■ TASK TO CARRY OUT: Drop the pictures, then extract the listing word for word.

■ GIVEN INFORMATION:
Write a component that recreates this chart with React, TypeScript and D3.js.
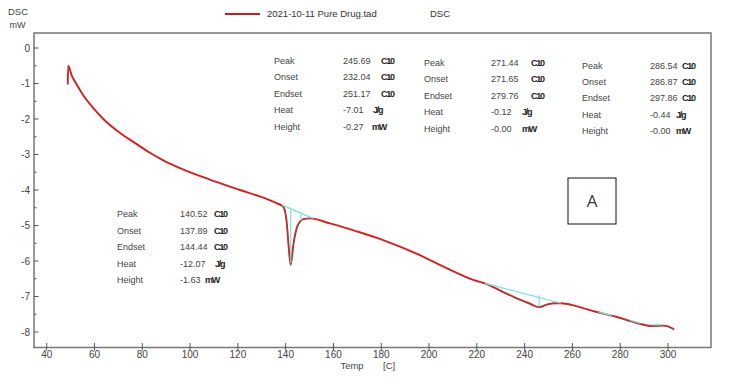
import React from "react";
import * as d3 from "d3";

// ---- data ----
const temps = [48.8, 49.0, 50.5, 52.3, 55.3, 58.8, 63.7, 70.0, 77.0, 83.2, 89.0, 95.0, 108.0, 120.9, 132.0, 136.9, 139.0, 140.4, 141.1, 142.1, 143.2, 144.6, 146.0, 147.4, 150.2, 158.5, 170.0, 180.8, 195.0, 206.7, 218.8, 223.4, 230.0, 236.0, 241.8, 246.1, 249.6, 253.1, 255.2, 261.5, 269.8, 278.2, 286.6, 293.5, 298.4, 301.9, 302.6];
const dsc = [-1.03, -0.5, -0.78, -1.0, -1.33, -1.64, -2.0, -2.36, -2.68, -2.95, -3.17, -3.36, -3.70, -4.0, -4.25, -4.39, -4.47, -4.89, -5.46, -6.11, -5.55, -5.08, -4.89, -4.82, -4.80, -4.94, -5.17, -5.41, -5.80, -6.18, -6.54, -6.63, -6.84, -7.03, -7.19, -7.30, -7.22, -7.19, -7.19, -7.27, -7.43, -7.57, -7.74, -7.83, -7.82, -7.90, -7.93];

const xTicks = [40, 60, 80, 100, 120, 140, 160, 180, 200, 220, 240, 260, 280, 300];
const yTicks = [0, -1, -2, -3, -4, -5, -6, -7, -8];
const yMinor = [-0.5, -1.5, -2.5, -3.5, -4.5, -5.5, -6.5, -7.5];

// baselines (cyan) [T, v]
const baseline1 = [[138.3, -4.42], [151.5, -4.80]];
const baseline2 = [[223.4, -6.63], [255.2, -7.19]];
const peakMarks = [
  [[142.1, -4.56], [142.1, -6.05]],
  [[146.2, -4.68], [146.6, -4.86]],
  [[246.1, -6.96], [246.1, -7.28]],
  [[271.0, -7.44], [276.5, -7.53]],
  [[284.0, -7.67], [288.5, -7.76]],
  [[293.0, -7.80], [297.5, -7.80]],
];

const seriesName = "2021-10-11 Pure Drug.tad";
const tableLabels = ["Peak", "Onset", "Endset", "Heat", "Height"];
const units = ["C10", "C10", "C10", "J/g", "mW"];
const table1 = ["245.69", "232.04", "251.17", "-7.01", "-0.27"];
const table2 = ["271.44", "271.65", "279.76", "-0.12", "-0.00"];
const table3 = ["286.54", "286.87", "297.86", "-0.44", "-0.00"];
const table4 = ["140.52", "137.89", "144.44", "-12.07", "-1.63"];

const font = "'Liberation Sans', Arial, sans-serif";

export default function App() {
  const x = d3.scaleLinear().domain([40, 300]).range([46.7, 668]);
  const y = d3.scaleLinear().domain([0, -8]).range([48, 332]);
  const pts: [number, number][] = temps.map((t, i) => [t, dsc[i]]);
  const line = d3
    .line<[number, number]>()
    .x((d) => x(d[0]))
    .y((d) => y(d[1]))
    .curve(d3.curveMonotoneX);
  const seg = (a: number, b: number) => line(pts.filter((p) => p[0] >= a && p[0] <= b)) || "";
  const straight = d3.line<number[]>().x((d) => x(d[0])).y((d) => y(d[1]));

  const frame = { l: 34, t: 33, r: 711, b: 347.5 };

  const tables = [
    { vals: table1, lx: 274, vx: 343, ys: [61, 77, 93.5, 110, 126.5], uxh: [381, 381, 381, 373, 372] },
    { vals: table2, lx: 424, vx: 491, ys: [62.5, 79, 95.5, 112, 128.5], uxh: [531, 531, 531, 522, 522] },
    { vals: table3, lx: 582, vx: 650, ys: [66, 81.5, 98, 114.5, 131], uxh: [682, 682, 682, 676, 676] },
    { vals: table4, lx: 117, vx: 180, ys: [214, 230.5, 247, 264, 280], uxh: [214, 214, 214, 215, 205] },
  ];

  return (
    <svg width={729} height={383} style={{ position: "absolute", left: 0, top: 0, background: "#fff" }} fontFamily={font}>
      <rect x={0} y={0} width={729} height={383} fill="#fff" />
      {/* axis titles */}
      <text x={8} y={15} fontSize={9.5} fill="#444">DSC</text>
      <text x={9.5} y={27.5} fontSize={9} fill="#444">mW</text>
      <text x={352} y={369} fontSize={9.5} fill="#444" textAnchor="middle">Temp</text>
      <text x={383} y={369} fontSize={9.5} fill="#444">[C]</text>

      {/* legend */}
      <line x1={225} x2={260} y1={14} y2={14} stroke="#c41e1e" strokeWidth={2} />
      <text x={267} y={17} fontSize={9.5} fill="#333">{seriesName}</text>
      <text x={430} y={17} fontSize={9.5} fill="#333">DSC</text>

      {/* frame */}
      <rect x={frame.l} y={frame.t} width={frame.r - frame.l} height={frame.b - frame.t} fill="none" stroke="#777" strokeWidth={1.5} />

      {/* y ticks */}
      {yTicks.map((v) => (
        <g key={"y" + v}>
          <line x1={frame.l} x2={frame.l + 4.5} y1={y(v)} y2={y(v)} stroke="#555" strokeWidth={1} />
          <text x={30} y={y(v) + 3.5} fontSize={10} fill="#444" textAnchor="end">{v}</text>
        </g>
      ))}
      {yMinor.map((v) => (
        <line key={"ym" + v} x1={frame.l} x2={frame.l + 2.5} y1={y(v)} y2={y(v)} stroke="#555" strokeWidth={1} />
      ))}
      {/* x ticks */}
      {xTicks.map((t) => (
        <g key={"x" + t}>
          <line x1={x(t)} x2={x(t)} y1={frame.b - 4.5} y2={frame.b + 3} stroke="#555" strokeWidth={1} />
          <text x={x(t)} y={358} fontSize={10} fill="#444" textAnchor="middle">{t}</text>
        </g>
      ))}

      {/* curve */}
      <path d={line(pts) || ""} fill="none" stroke="#d02222" strokeWidth={1.9} />
      {/* gray dashed overlays */}
      {[seg(137, 153), seg(224, 257), seg(262, 302)].map((d, i) => (
        <path key={"g" + i} d={d} fill="none" stroke="#666" strokeWidth={1.1} strokeDasharray="3,3" opacity={0.75} />
      ))}
      {/* baselines */}
      <path d={straight(baseline1) || ""} stroke="#77e0e0" strokeWidth={1.2} fill="none" />
      <path d={straight(baseline2) || ""} stroke="#77e0e0" strokeWidth={1.2} fill="none" />
      {peakMarks.map((m, i) => (
        <path key={"pm" + i} d={straight(m) || ""} stroke="#77e0e0" strokeWidth={1.2} fill="none" />
      ))}

      {/* tables */}
      {tables.map((tb, ti) => (
        <g key={"t" + ti} fontSize={9}>
          {tableLabels.map((lab, i) => (
            <g key={lab}>
              <text x={tb.lx} y={tb.ys[i] + 3} fill="#444">{lab}</text>
              <text x={tb.vx} y={tb.ys[i] + 3} fill="#444">{tb.vals[i]}</text>
              <text x={tb.uxh[i]} y={tb.ys[i] + 3} fill="#222" fontWeight="bold" letterSpacing={-1.2}>{units[i]}</text>
            </g>
          ))}
        </g>
      ))}

      {/* label box */}
      <rect x={568} y={178} width={48} height={46} fill="#fff" stroke="#111" strokeWidth={1} />
      <text x={592} y={207} fontSize={17} fill="#3a3a3a" textAnchor="middle" fontFamily="'Open Sans', 'Liberation Sans', sans-serif">A</text>
    </svg>
  );
}
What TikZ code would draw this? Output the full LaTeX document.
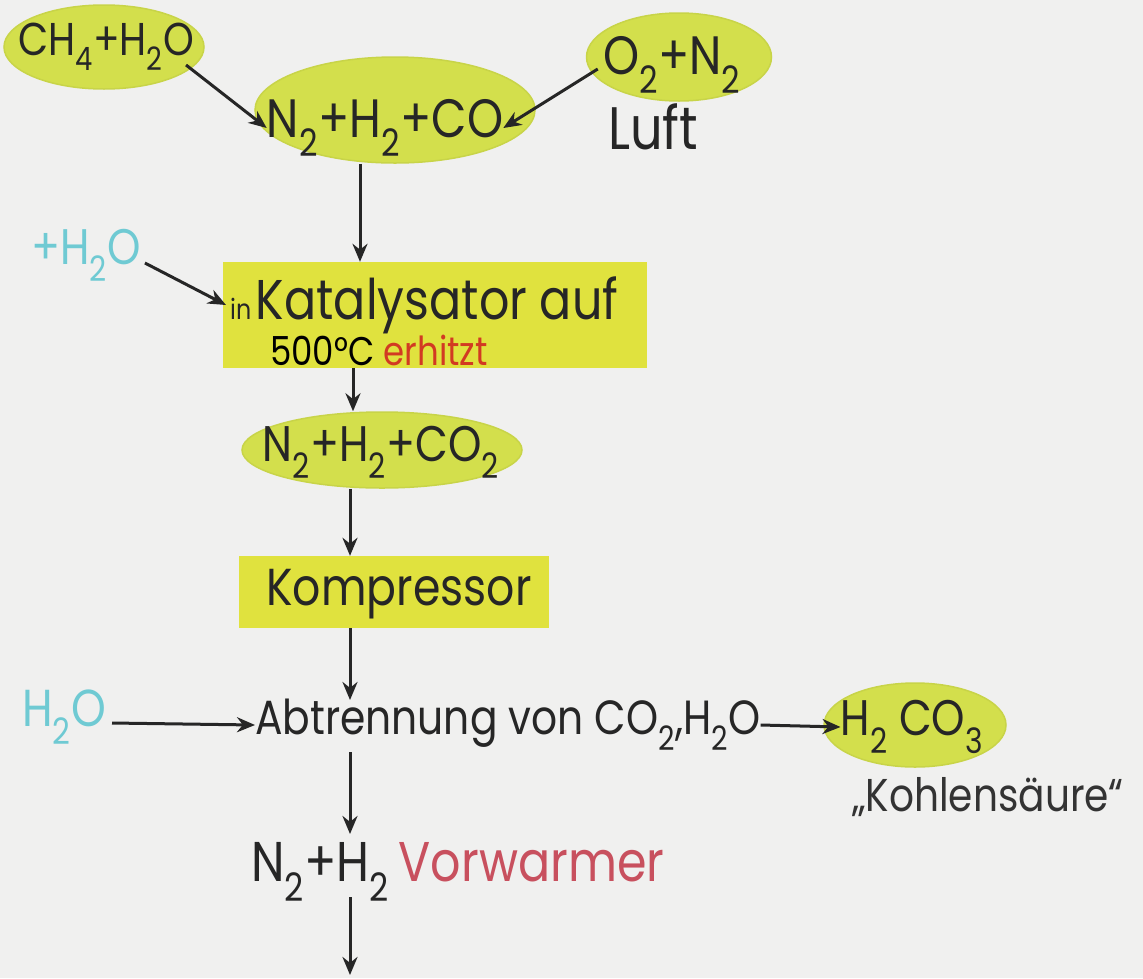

■ TASK RESPONSE:
Write a component that recreates this chart with React, TypeScript and D3.js.
import React from "react";
import * as d3 from "d3";

// ---- data ----
const temps = [48.8, 49.0, 50.5, 52.3, 55.3, 58.8, 63.7, 70.0, 77.0, 83.2, 89.0, 95.0, 108.0, 120.9, 132.0, 136.9, 139.0, 140.4, 141.1, 142.1, 143.2, 144.6, 146.0, 147.4, 150.2, 158.5, 170.0, 180.8, 195.0, 206.7, 218.8, 223.4, 230.0, 236.0, 241.8, 246.1, 249.6, 253.1, 255.2, 261.5, 269.8, 278.2, 286.6, 293.5, 298.4, 301.9, 302.6];
const dsc = [-1.03, -0.5, -0.78, -1.0, -1.33, -1.64, -2.0, -2.36, -2.68, -2.95, -3.17, -3.36, -3.70, -4.0, -4.25, -4.39, -4.47, -4.89, -5.46, -6.11, -5.55, -5.08, -4.89, -4.82, -4.80, -4.94, -5.17, -5.41, -5.80, -6.18, -6.54, -6.63, -6.84, -7.03, -7.19, -7.30, -7.22, -7.19, -7.19, -7.27, -7.43, -7.57, -7.74, -7.83, -7.82, -7.90, -7.93];

const xTicks = [40, 60, 80, 100, 120, 140, 160, 180, 200, 220, 240, 260, 280, 300];
const yTicks = [0, -1, -2, -3, -4, -5, -6, -7, -8];
const yMinor = [-0.5, -1.5, -2.5, -3.5, -4.5, -5.5, -6.5, -7.5];

// baselines (cyan) [T, v]
const baseline1 = [[138.3, -4.42], [151.5, -4.80]];
const baseline2 = [[223.4, -6.63], [255.2, -7.19]];
const peakMarks = [
  [[142.1, -4.56], [142.1, -6.05]],
  [[146.2, -4.68], [146.6, -4.86]],
  [[246.1, -6.96], [246.1, -7.28]],
  [[271.0, -7.44], [276.5, -7.53]],
  [[284.0, -7.67], [288.5, -7.76]],
  [[293.0, -7.80], [297.5, -7.80]],
];

const seriesName = "2021-10-11 Pure Drug.tad";
const tableLabels = ["Peak", "Onset", "Endset", "Heat", "Height"];
const units = ["C10", "C10", "C10", "J/g", "mW"];
const table1 = ["245.69", "232.04", "251.17", "-7.01", "-0.27"];
const table2 = ["271.44", "271.65", "279.76", "-0.12", "-0.00"];
const table3 = ["286.54", "286.87", "297.86", "-0.44", "-0.00"];
const table4 = ["140.52", "137.89", "144.44", "-12.07", "-1.63"];

const font = "'Liberation Sans', Arial, sans-serif";

export default function App() {
  const x = d3.scaleLinear().domain([40, 300]).range([46.7, 668]);
  const y = d3.scaleLinear().domain([0, -8]).range([48, 332]);
  const pts: [number, number][] = temps.map((t, i) => [t, dsc[i]]);
  const line = d3
    .line<[number, number]>()
    .x((d) => x(d[0]))
    .y((d) => y(d[1]))
    .curve(d3.curveMonotoneX);
  const seg = (a: number, b: number) => line(pts.filter((p) => p[0] >= a && p[0] <= b)) || "";
  const straight = d3.line<number[]>().x((d) => x(d[0])).y((d) => y(d[1]));

  const frame = { l: 34, t: 33, r: 711, b: 347.5 };

  const tables = [
    { vals: table1, lx: 274, vx: 343, ys: [61, 77, 93.5, 110, 126.5], uxh: [381, 381, 381, 373, 372] },
    { vals: table2, lx: 424, vx: 491, ys: [62.5, 79, 95.5, 112, 128.5], uxh: [531, 531, 531, 522, 522] },
    { vals: table3, lx: 582, vx: 650, ys: [66, 81.5, 98, 114.5, 131], uxh: [682, 682, 682, 676, 676] },
    { vals: table4, lx: 117, vx: 180, ys: [214, 230.5, 247, 264, 280], uxh: [214, 214, 214, 215, 205] },
  ];

  return (
    <svg width={729} height={383} style={{ position: "absolute", left: 0, top: 0, background: "#fff" }} fontFamily={font}>
      <rect x={0} y={0} width={729} height={383} fill="#fff" />
      {/* axis titles */}
      <text x={8} y={15} fontSize={9.5} fill="#444">DSC</text>
      <text x={9.5} y={27.5} fontSize={9} fill="#444">mW</text>
      <text x={352} y={369} fontSize={9.5} fill="#444" textAnchor="middle">Temp</text>
      <text x={383} y={369} fontSize={9.5} fill="#444">[C]</text>

      {/* legend */}
      <line x1={225} x2={260} y1={14} y2={14} stroke="#c41e1e" strokeWidth={2} />
      <text x={267} y={17} fontSize={9.5} fill="#333">{seriesName}</text>
      <text x={430} y={17} fontSize={9.5} fill="#333">DSC</text>

      {/* frame */}
      <rect x={frame.l} y={frame.t} width={frame.r - frame.l} height={frame.b - frame.t} fill="none" stroke="#777" strokeWidth={1.5} />

      {/* y ticks */}
      {yTicks.map((v) => (
        <g key={"y" + v}>
          <line x1={frame.l} x2={frame.l + 4.5} y1={y(v)} y2={y(v)} stroke="#555" strokeWidth={1} />
          <text x={30} y={y(v) + 3.5} fontSize={10} fill="#444" textAnchor="end">{v}</text>
        </g>
      ))}
      {yMinor.map((v) => (
        <line key={"ym" + v} x1={frame.l} x2={frame.l + 2.5} y1={y(v)} y2={y(v)} stroke="#555" strokeWidth={1} />
      ))}
      {/* x ticks */}
      {xTicks.map((t) => (
        <g key={"x" + t}>
          <line x1={x(t)} x2={x(t)} y1={frame.b - 4.5} y2={frame.b + 3} stroke="#555" strokeWidth={1} />
          <text x={x(t)} y={358} fontSize={10} fill="#444" textAnchor="middle">{t}</text>
        </g>
      ))}

      {/* curve */}
      <path d={line(pts) || ""} fill="none" stroke="#d02222" strokeWidth={1.9} />
      {/* gray dashed overlays */}
      {[seg(137, 153), seg(224, 257), seg(262, 302)].map((d, i) => (
        <path key={"g" + i} d={d} fill="none" stroke="#666" strokeWidth={1.1} strokeDasharray="3,3" opacity={0.75} />
      ))}
      {/* baselines */}
      <path d={straight(baseline1) || ""} stroke="#77e0e0" strokeWidth={1.2} fill="none" />
      <path d={straight(baseline2) || ""} stroke="#77e0e0" strokeWidth={1.2} fill="none" />
      {peakMarks.map((m, i) => (
        <path key={"pm" + i} d={straight(m) || ""} stroke="#77e0e0" strokeWidth={1.2} fill="none" />
      ))}

      {/* tables */}
      {tables.map((tb, ti) => (
        <g key={"t" + ti} fontSize={9}>
          {tableLabels.map((lab, i) => (
            <g key={lab}>
              <text x={tb.lx} y={tb.ys[i] + 3} fill="#444">{lab}</text>
              <text x={tb.vx} y={tb.ys[i] + 3} fill="#444">{tb.vals[i]}</text>
              <text x={tb.uxh[i]} y={tb.ys[i] + 3} fill="#222" fontWeight="bold" letterSpacing={-1.2}>{units[i]}</text>
            </g>
          ))}
        </g>
      ))}

      {/* label box */}
      <rect x={568} y={178} width={48} height={46} fill="#fff" stroke="#111" strokeWidth={1} />
      <text x={592} y={207} fontSize={17} fill="#3a3a3a" textAnchor="middle" fontFamily="'Open Sans', 'Liberation Sans', sans-serif">A</text>
    </svg>
  );
}
What TikZ code would draw this? Output the full LaTeX document.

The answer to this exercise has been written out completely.